#### Work to be completed:
Extract everything from the first line through the line with "(673,1595) ellipse (165 and 156);", both ends included, except for any pictures.

══════

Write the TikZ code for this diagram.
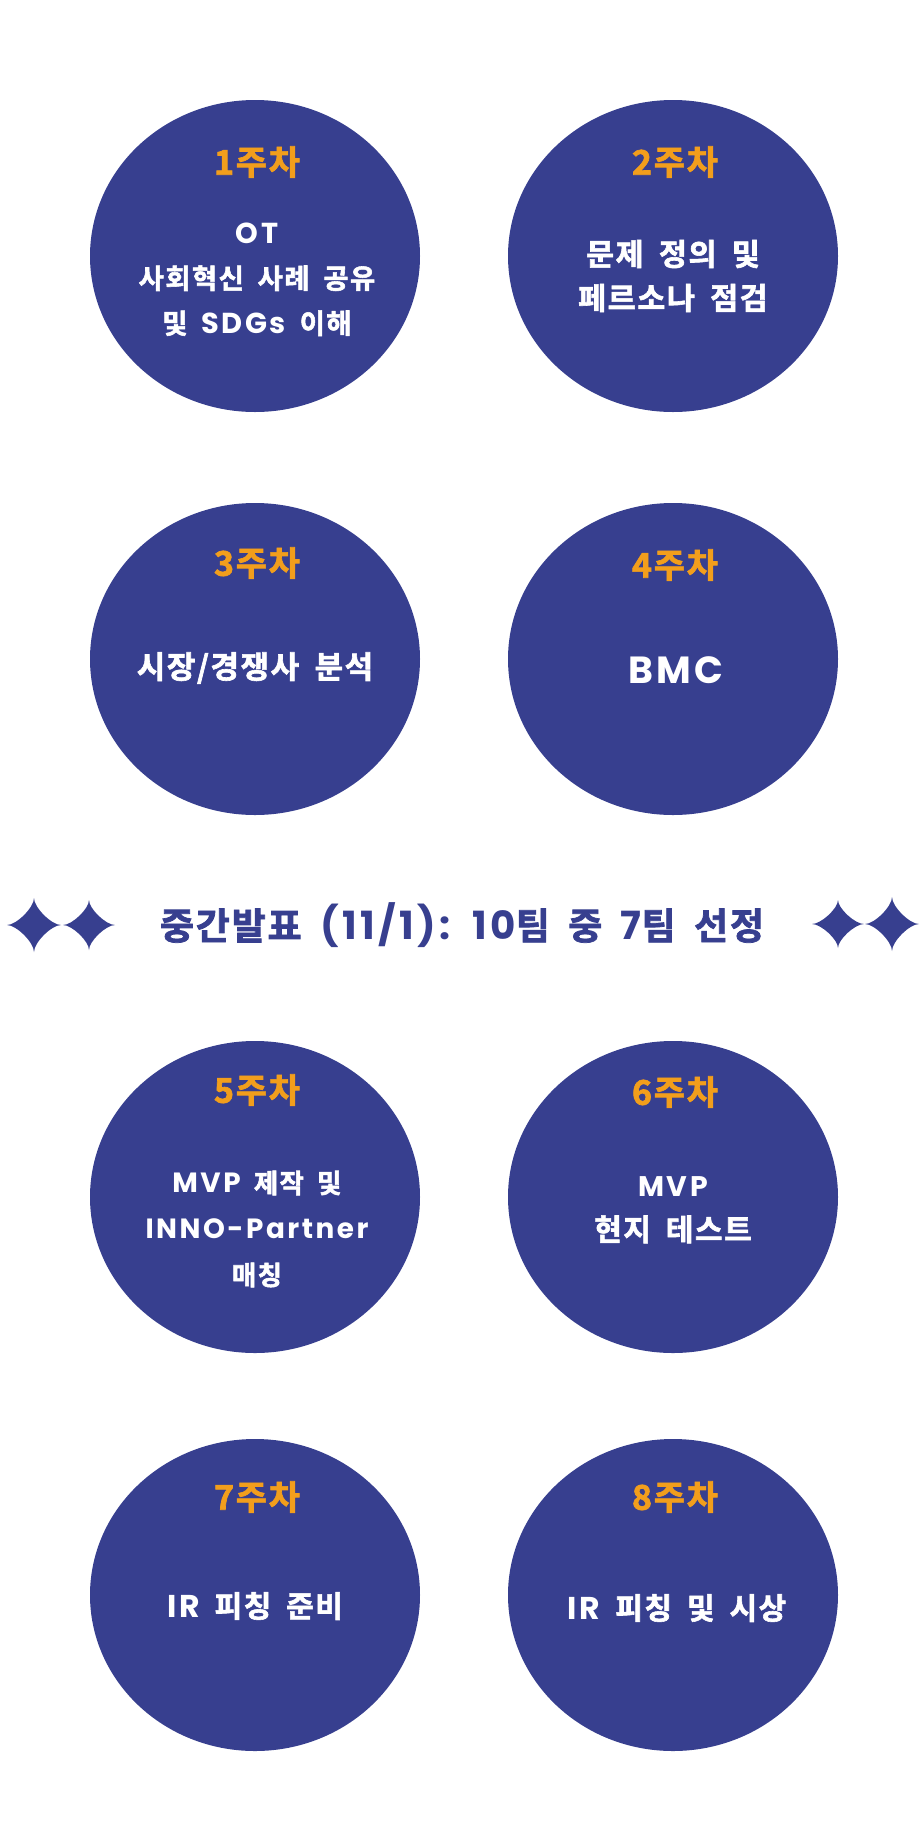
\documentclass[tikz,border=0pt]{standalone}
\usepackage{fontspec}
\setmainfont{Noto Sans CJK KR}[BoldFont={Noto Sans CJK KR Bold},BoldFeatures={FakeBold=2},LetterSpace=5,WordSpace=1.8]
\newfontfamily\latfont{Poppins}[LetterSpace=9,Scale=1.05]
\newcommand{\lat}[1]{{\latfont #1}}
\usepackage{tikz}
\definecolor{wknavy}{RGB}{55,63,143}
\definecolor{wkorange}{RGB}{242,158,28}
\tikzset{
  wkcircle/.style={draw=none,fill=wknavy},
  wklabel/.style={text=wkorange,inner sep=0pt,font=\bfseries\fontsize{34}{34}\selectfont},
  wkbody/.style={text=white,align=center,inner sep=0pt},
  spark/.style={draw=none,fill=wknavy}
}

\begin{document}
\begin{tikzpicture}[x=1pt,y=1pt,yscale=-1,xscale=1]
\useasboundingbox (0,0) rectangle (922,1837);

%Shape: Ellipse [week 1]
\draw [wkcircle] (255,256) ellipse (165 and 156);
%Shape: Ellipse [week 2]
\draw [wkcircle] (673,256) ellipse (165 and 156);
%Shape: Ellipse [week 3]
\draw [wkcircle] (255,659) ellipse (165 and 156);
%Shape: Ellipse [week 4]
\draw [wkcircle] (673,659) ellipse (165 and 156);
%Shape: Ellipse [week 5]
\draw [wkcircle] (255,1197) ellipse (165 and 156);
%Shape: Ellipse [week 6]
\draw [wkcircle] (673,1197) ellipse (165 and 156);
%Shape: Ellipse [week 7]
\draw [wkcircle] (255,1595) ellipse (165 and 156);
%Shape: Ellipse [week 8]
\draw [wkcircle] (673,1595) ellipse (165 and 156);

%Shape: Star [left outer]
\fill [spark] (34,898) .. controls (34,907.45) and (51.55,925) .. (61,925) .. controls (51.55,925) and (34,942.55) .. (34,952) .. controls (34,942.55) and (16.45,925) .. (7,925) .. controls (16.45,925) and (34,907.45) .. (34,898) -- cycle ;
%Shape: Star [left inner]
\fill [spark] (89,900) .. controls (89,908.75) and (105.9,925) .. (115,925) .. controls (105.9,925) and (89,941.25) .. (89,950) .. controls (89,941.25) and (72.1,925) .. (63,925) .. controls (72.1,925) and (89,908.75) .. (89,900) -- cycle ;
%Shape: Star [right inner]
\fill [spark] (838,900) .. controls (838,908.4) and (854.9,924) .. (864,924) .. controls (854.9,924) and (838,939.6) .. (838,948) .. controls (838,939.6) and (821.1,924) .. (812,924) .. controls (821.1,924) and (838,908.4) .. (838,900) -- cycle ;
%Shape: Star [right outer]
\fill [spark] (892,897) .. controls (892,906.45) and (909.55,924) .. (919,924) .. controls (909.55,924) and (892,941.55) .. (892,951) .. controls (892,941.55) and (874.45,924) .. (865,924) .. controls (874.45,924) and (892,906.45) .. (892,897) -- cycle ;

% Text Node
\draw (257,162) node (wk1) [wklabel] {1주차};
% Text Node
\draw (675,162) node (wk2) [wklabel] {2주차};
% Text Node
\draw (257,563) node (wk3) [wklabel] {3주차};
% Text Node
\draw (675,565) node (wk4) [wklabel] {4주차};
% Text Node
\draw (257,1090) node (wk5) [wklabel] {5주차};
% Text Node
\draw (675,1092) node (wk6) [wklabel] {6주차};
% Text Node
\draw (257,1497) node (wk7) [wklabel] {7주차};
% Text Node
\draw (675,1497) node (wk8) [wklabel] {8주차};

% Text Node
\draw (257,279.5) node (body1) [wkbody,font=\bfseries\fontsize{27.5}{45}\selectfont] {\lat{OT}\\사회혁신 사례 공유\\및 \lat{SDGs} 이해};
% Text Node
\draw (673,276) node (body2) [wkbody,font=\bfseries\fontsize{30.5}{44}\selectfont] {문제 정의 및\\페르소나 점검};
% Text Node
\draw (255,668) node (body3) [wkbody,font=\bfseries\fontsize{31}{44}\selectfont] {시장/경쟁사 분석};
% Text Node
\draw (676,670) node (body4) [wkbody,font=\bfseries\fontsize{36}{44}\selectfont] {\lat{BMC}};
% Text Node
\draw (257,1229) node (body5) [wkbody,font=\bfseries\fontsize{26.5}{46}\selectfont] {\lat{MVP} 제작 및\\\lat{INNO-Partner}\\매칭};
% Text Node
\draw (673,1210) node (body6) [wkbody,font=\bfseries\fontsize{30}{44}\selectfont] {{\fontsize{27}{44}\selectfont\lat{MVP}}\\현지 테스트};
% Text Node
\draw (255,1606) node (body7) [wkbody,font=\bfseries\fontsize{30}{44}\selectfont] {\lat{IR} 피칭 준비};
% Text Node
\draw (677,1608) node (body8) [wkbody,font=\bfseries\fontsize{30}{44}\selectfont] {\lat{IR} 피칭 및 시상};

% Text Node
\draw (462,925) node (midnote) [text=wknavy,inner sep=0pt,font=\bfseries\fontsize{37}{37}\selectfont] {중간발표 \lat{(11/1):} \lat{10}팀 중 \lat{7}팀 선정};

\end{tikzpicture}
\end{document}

══════

#### Task output:
Write the TikZ code for this diagram.
\documentclass[tikz,border=0pt]{standalone}
\usepackage{fontspec}
\setmainfont{Noto Sans CJK KR}[BoldFont={Noto Sans CJK KR Bold},BoldFeatures={FakeBold=2},LetterSpace=5,WordSpace=1.8]
\newfontfamily\latfont{Poppins}[LetterSpace=9,Scale=1.05]
\newcommand{\lat}[1]{{\latfont #1}}
\usepackage{tikz}
\definecolor{wknavy}{RGB}{55,63,143}
\definecolor{wkorange}{RGB}{242,158,28}
\tikzset{
  wkcircle/.style={draw=none,fill=wknavy},
  wklabel/.style={text=wkorange,inner sep=0pt,font=\bfseries\fontsize{34}{34}\selectfont},
  wkbody/.style={text=white,align=center,inner sep=0pt},
  spark/.style={draw=none,fill=wknavy}
}

\begin{document}
\begin{tikzpicture}[x=1pt,y=1pt,yscale=-1,xscale=1]
\useasboundingbox (0,0) rectangle (922,1837);

%Shape: Ellipse [week 1]
\draw [wkcircle] (255,256) ellipse (165 and 156);
%Shape: Ellipse [week 2]
\draw [wkcircle] (673,256) ellipse (165 and 156);
%Shape: Ellipse [week 3]
\draw [wkcircle] (255,659) ellipse (165 and 156);
%Shape: Ellipse [week 4]
\draw [wkcircle] (673,659) ellipse (165 and 156);
%Shape: Ellipse [week 5]
\draw [wkcircle] (255,1197) ellipse (165 and 156);
%Shape: Ellipse [week 6]
\draw [wkcircle] (673,1197) ellipse (165 and 156);
%Shape: Ellipse [week 7]
\draw [wkcircle] (255,1595) ellipse (165 and 156);
%Shape: Ellipse [week 8]
\draw [wkcircle] (673,1595) ellipse (165 and 156);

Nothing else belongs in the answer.